1830c – Walking by Steam – Robert Seymour (British)
The world's first concept for a powered exoskeleton ? We often forget that even the now bygone era of Steam power and locomotion was new and in its infancy, satirists looked at a future whereby the most absurd objects could be powered and animated.
Locomotion – Walking by Steam, Riding by Steam, Flying by Steam, by Robert Seymour published by Thomas McLean, London .
"Locomotion", a late 1820's or 1830c satire on the coming of the Age of Steam; the inventions to be expected in the wake of the newfangled steam railroad are, from left to right: a steam walker ("Walking by Steam"), a steam carriage ("Riding by Steam"), and a steam ornithopter ("Flying by Steam")
There's a second companion plate "A few small inconveniences — There's nothing perfect" that shows the newfangled steam inventions breaking down and blowing up.

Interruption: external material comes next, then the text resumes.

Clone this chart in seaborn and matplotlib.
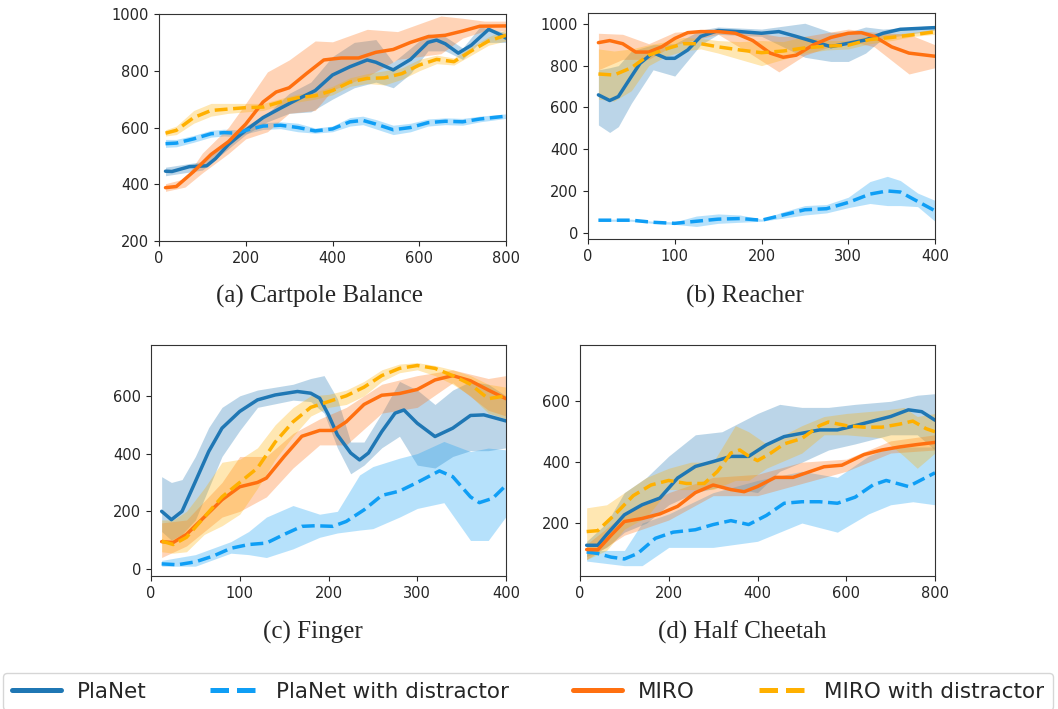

'Locomotion', London, c1820. In the centre a man wearing steam driven boots has ground to a halt, as the fire has gone out, below a servant attempts to start a blaze with a pair of belows. People in other forms of transport are also experiencing difficulties.
Notes: 1. For an explanation of the Machinery see the next Number of the Edinburg Review" [RH-2010 – Not yet located].
2. Etched signature below image, "Shortshanks del. s.p." pseudonym for Robert Seymour and was a play on Cruikshank who threatened to sue so Seymour stopped using it. The illustrations are sometimes incorrectly attributed to George Cruikshank, a contemporary of Robert Seymour who used the same publisher, Thomas McLean.
3. Possibly an inspiration for Nick Park's "Wallace & Gromit's : The Wrong Trousers."